Generally, there are limits to how excited you can get over budget and mid-range handsets, especially when they’re called “XA1” and “XA1 Ultra” – which may make sense on Sony’s internal spreadsheets, but good luck getting anyone to remember them in the outside world.

But what on the surface of things appear to be a couple of unremarkable handsets actually have a couple of tricks up their sleeves which could both make them a canny purchase, especially for photography fans.

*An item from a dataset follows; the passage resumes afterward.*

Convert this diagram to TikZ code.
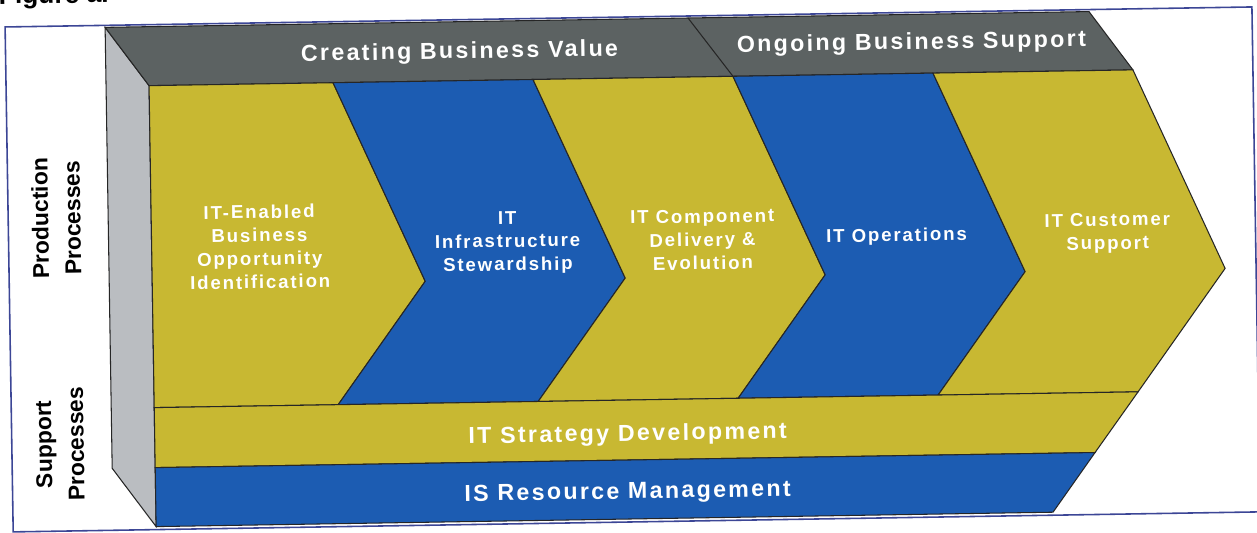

But more on that innovation later – let’s get the basics out of the way.

Design and specifications

The specifications are generally you’d expect from budget and mid-range phones, with both featuring a 2.3GHz MediaTek octa-core processor. The Xperia XA1 offers 3GB of RAM, a 2,300mAh battery and 32GB of internal storage. The XA1 Ultra ups that with 4GB of RAM, 2,700mAh battery and choice of 32GB or 64GB of storage.

However, both include a microSDXC slot for up to 256GB of expandable storage, along with dual-SIM support and USB-C charging.

The screens are the key difference between the two, with the 5-inch XA1 offering 1,280 x 720-pixel resolution, while the XA1 Ultra sports a whopping 6in display with 1,920 x 1,080 pixels – which presumably is the reason it comes with more RAM and a larger battery.

And fans of Sony’s angular design won’t be disappointed. The new range of phones sticks with the solid feeling rectangle approach, though this is improved immensely by the lack of bezel in what Sony is calling a “borderless edge-to-edge screen”. In other words, they look like premium phones, even if the internals give the game away somewhat.

However, the big talking point – and Sony’s big innovation at this price point – is the camera.

A clever, clever camera

This, potentially, is the main reason to give the Xperia XA1 and XA1 Ultra a second look. The 23-megapixel camera seems pretty good, from our hands-on time at this year’s Mobile World Congress. Images appear sharp and vibrant, and only really lose their edge when you pinch your fingers to the maximum zoom.

But trade shows aren't the ideal environment for putting a camera through its paces, so we’ll be back for more in-depth analysis when we get our review models. What we can talk about now are the two aces up the Sony Xperia XA1’s sleeve: super slow motion video and predictive photography.

The first is exactly what it sounds like. The Xperia XA1 lets you take slow motion video at 920fps. To put that into context, the iPhone 7 records at 420fps, so Sony are definitely pushing the boat out. This rate does come with a drawback, however: you can only capture it in bursts of 0.182 seconds, which translates into six second of normal playback.

It’s also a touch fiddly to get right: to capture super slow motion footage, you need to start recording and then press the appropriate button. Still, when you do pull it off, the results really are excellent.

Next up is “predictive photography”, and as someone who regularly takes photos of a fidgety cat (don’t judge me), this sounds like a game-changer. Like predictive texting, the camera will guess at what you’re trying to capture and do it for you in the background. In short, the camera has a dedicated memory chip built into the camera, that looks out for movement in a shot. When it spots this, it’ll take a snap or two in the background, letting you save a better shot than the one you actually managed to catch, if you were a couple of milliseconds out. You can then save or delete its alternatively timed snaps at your will.

Early verdict

Whether or not this feature will prove invaluable or irritating in the long run remains to be seen, but it’s nice to see innovation come to a mid-range handset, and not left as the sole preserve of flagships.

Another open question is whether or not these features – and the handsets' pricing – will be good enough to warrant a recommendation. Australian availability and pricing weren’t announced at MWC 2017, but the Xperia XA1, which is due for global release in the second quarter of 2017, will start at US$300. If it comes in near the Australian-dollar equivalent (around A$390), then the XA1 could be very good value.

No price was announced for the XA1 Ultra, but it’s likely to be significantly more expensive due that big screen and step up in specs.

We’ll have better answers to these questions when we get our hands on both phones for review over the coming months.